In the past decade, 1,500 college seniors with good academic standing dropped out of the University of Wisconsin-Oshkosh.
Actually, according to UW-Oshkosh Chancellor Rick Wells, they "stopped out," and now the university is in the second year of its "Graduation Project" initiative to reclaim those students and assist them in finally earning a baccalaureate degree.
"One of the reasons we don't refer to them as drop-outs is because as we worked with these students, we found out it wasn't just the person who was lazy and disenchanted," Wells said. "That's not the real reason that this happens to most people."
In most of those 1,500 cases, Wells said students encountered financial difficulties, a family tragedy or other extenuating circumstances which put their educations on hold. Then, he said, "one thing leads to another and [the student] never gets back to finish."
According to Regent Charles Pruitt, the program was modeled after a similar scheme at the University of New Mexico and is part of the UW System's efforts to increase the number of baccalaureate-degree-holders in the state.
"We sent them a nice little letter and then we did follow-up phone calls and then we gave them highly individualized advising and counseling," Wells said of the procedure for contacting recent drop-outs. "A college degree is much more important than it ever has been, and it's increasingly getting more important, too."
Thirty-six students participated in last year's pilot run of the program, and the university expects two-thirds of that group to graduate within two years.
"It makes a lot of sense, and it looks like something you'd get at sooner than some of the other stuff we'd accomplish," UW System spokesperson Doug Bradley said. "This is creative and smart — the kind of stuff we need to be doing."
While the degree of work necessary to graduate varies among the "stop-outs," Wells said many do not have far to go at all.
"Roughly a third of the individuals that we are identifying needed no more than to finish some paperwork, if you can believe that," he commented. "They didn't do their graduation checkout form or, in some cases, they had some fines, things that in most cases weren't [even] major money."
UW-Oshkosh Director of Admissions Jill Endries, who made some of the follow-up calls, said many of the former students she contacted were pleased by the university's outreach.
"There certainly were a handful of students … who were very excited about the possibility of finishing up," Endries said. "It took a number of people by surprise."
Some were considerably more surprised than others, as Wells said some of the contacts were surprised to hear they did not graduate.
"When you think about [that], it stops being funny pretty quick," Wells said. "This is serious stuff at a certain level, and that in itself is a good reason to do this, to make sure that [when] students really believe they graduated and they haven't — let's get that straightened out."
Rebecca Sturlock, an academic advisor who has worked closely with some of the returning students, said the university has combined modern technology with a strong willpower to create a successful program.
"We're not pipe-dreaming here," Sturlock said. "We're not reaching out to people who are 40 credits short or left the university [on bad terms]."
Pruitt, who co-chaired last year's ad hoc committee for baccalaureate expansion, expressed his excitement over the program and complimented UW-Oshkosh for its "enormous amount of progress" in just over a year's time.
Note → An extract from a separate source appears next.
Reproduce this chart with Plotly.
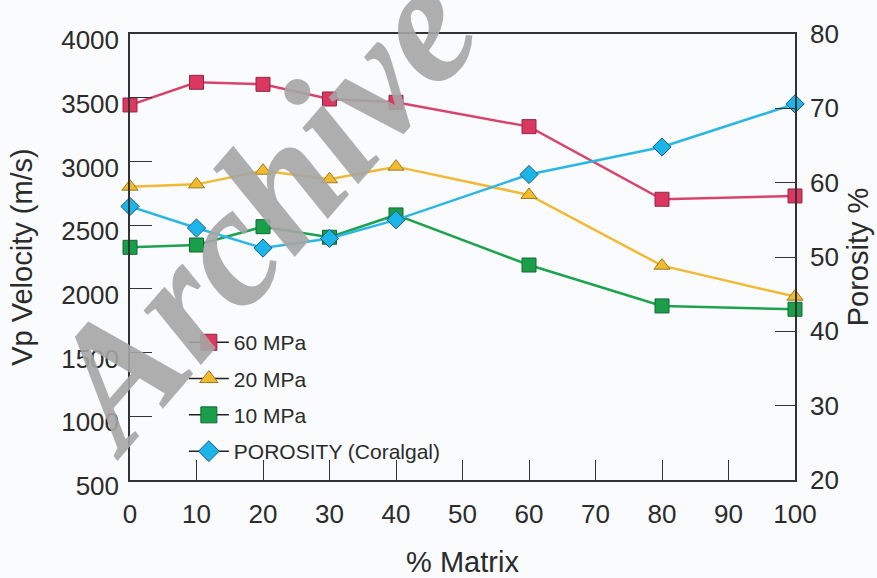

"It really struck us as one of the most logical and cost-effective means that we could imagine as far as increasing graduates in the state," Pruitt said.
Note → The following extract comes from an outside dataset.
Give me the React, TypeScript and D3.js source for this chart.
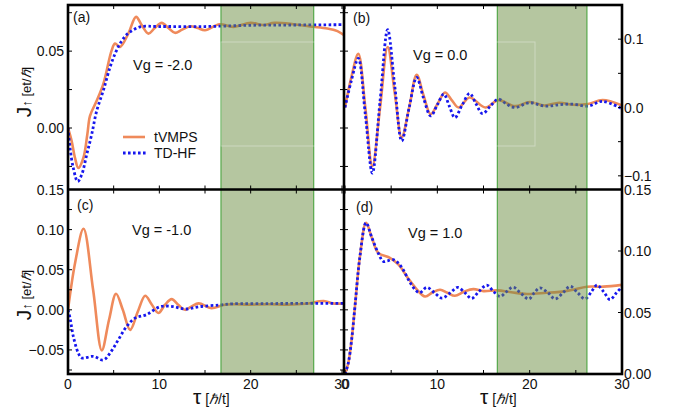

Wells said a lot of interest in the program is brewing throughout the UW System and was optimistic about the number of additional baccalaureate-degree-holders if all the UW schools followed suit.
"It's been a lot of fun working on this. It keeps me sane as a chancellor [because] it's been so rewarding," he said. "If we can get something like this implemented statewide, within four or five years, we're estimating we can have as many as 5,000 more people complete their baccalaureate degrees."